The rail that has the outbound -6 line to the regulator. Cap it off at the rail. Making it a deadheaded fuel system. Then turn on the key and see what the fuel pressure runs up to. It should skyrocket to well over 65-68 psi. If it doesnt, then you have a pump problem or a leak somewhere in the tank. This will not hurt the Walbros, they should be able to take running deadheaded.

The wideband is on the passenger side bank, which is the same bank that has the -8 plumbing to it directly from the tank, so if anything, it should be running RICHER on that side. The crossover is a -6. I figured with the passenger rail sucking down 300+hp worth of fuel, 450hp worth on gas, a -6 crossover would suffice, plus I already had it. My N20 system's fuel feed comes off the back of the passenger side rail via -8an x -8an x 3/8" NPT TEE right before the main feed hits the rail. When I first installed the regulator, I had it screwed in too far and the pressure went up to like 80psi with just turning the key on and having a single pump come on.

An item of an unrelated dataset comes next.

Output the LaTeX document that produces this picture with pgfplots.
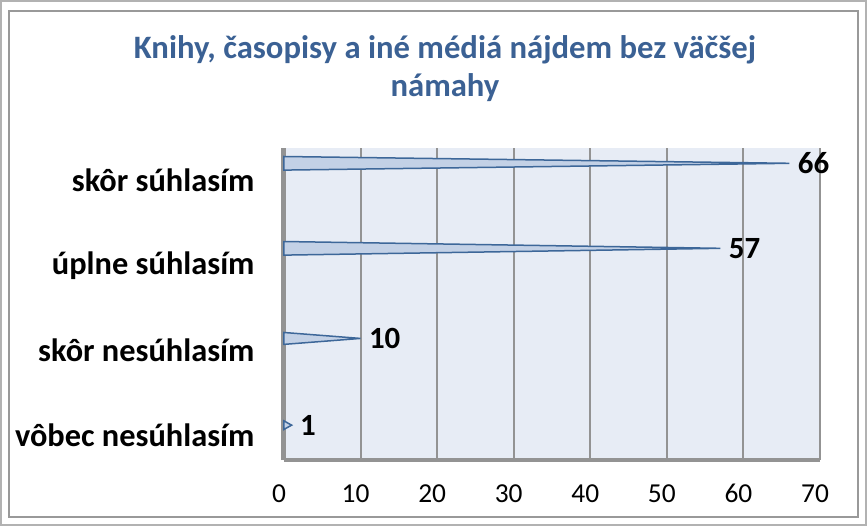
\documentclass[border=0pt]{standalone}
\usepackage{pgfplots}
\pgfplotsset{compat=1.18}
\usepackage{fontspec}
\setmainfont{Carlito}
\definecolor{titleblue}{HTML}{3B6194}
\definecolor{conefill}{HTML}{C3D1E6}
\definecolor{coneedge}{HTML}{3D6799}
\definecolor{wallfill}{HTML}{E7ECF5}
\definecolor{gridgray}{HTML}{939393}
\begin{document}
\begin{tikzpicture}
% frame
\fill[white] (-284bp,-66bp) rectangle (583bp,460bp);
\draw[line width=2bp, gray!60] (-283bp,-65bp) rectangle (582bp,459bp);
\draw[line width=1.5bp, gray!80] (-275bp,-57bp) rectangle (574bp,449bp);
\begin{axis}[
  at={(0,0)}, anchor=south west,
  scale only axis, width=536bp, height=312bp,
  xmin=0, xmax=70, ymin=-0.29, ymax=3.38,
  xtick={0,10,...,70},
  ytick={0,1,2,3},
  yticklabels={vôbec nesúhlasím, skôr nesúhlasím, úplne súhlasím, skôr súhlasím},
  major tick length=0pt,
  xmajorgrids,
  grid style={gridgray, line width=2bp},
  axis background/.style={fill=wallfill},
  axis x line*=bottom, axis y line*=left,
  x axis line style={gridgray, line width=4bp, -},
  y axis line style={gridgray, line width=5bp, -},
  yticklabel style={font=\bfseries\fontsize{32.5}{36}\selectfont, xshift=-26bp},
  xticklabel style={font=\fontsize{27.5}{30}\selectfont, anchor=base, yshift=-42bp, xshift=-5bp},
  /pgf/number format/assume math mode=true,
  clip=false,
]
\addplot[fill=conefill, draw=coneedge, line width=1.5bp] coordinates {(0,3.28) (66,3.2) (0,3.12)} -- cycle;
\addplot[fill=conefill, draw=coneedge, line width=1.5bp] coordinates {(0,2.28) (57,2.2) (0,2.12)} -- cycle;
\addplot[fill=conefill, draw=coneedge, line width=1.5bp] coordinates {(0,1.21) (10,1.14) (0,1.07)} -- cycle;
\addplot[fill=conefill, draw=coneedge, line width=1.5bp] coordinates {(0,0.17) (1,0.12) (0,0.07)} -- cycle;
\addplot[draw=none, mark=none, point meta=x,
  nodes near coords,
  nodes near coords style={anchor=west, xshift=5bp, font=\bfseries\fontsize{31}{34}\selectfont, text=black}]
  coordinates {(66,3.2) (57,2.2) (10,1.14) (1,0.12)};
\end{axis}
\node[font=\bfseries\fontsize{32.8}{38}\selectfont, text=titleblue, align=center] at (161bp,391bp)
  {Knihy, časopisy a iné médiá nájdem bez väčšej\\námahy};
\end{tikzpicture}
\end{document}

I can't run an SD tune on my '98 because it has a secondary VE table that is only 1/2 resolution. I also can't do a handy-dandy auto tune either lol.
A leak in the tank did cross my mind. I have -6 female x 1/4" NPT male adapters in the tank on the bottom of the -6 bulkheads, then 1/4" NPT female x 5/16" barb fittings on the bottom of those, with 5/16" high pressure hose running down to the pumps (about 8" worth).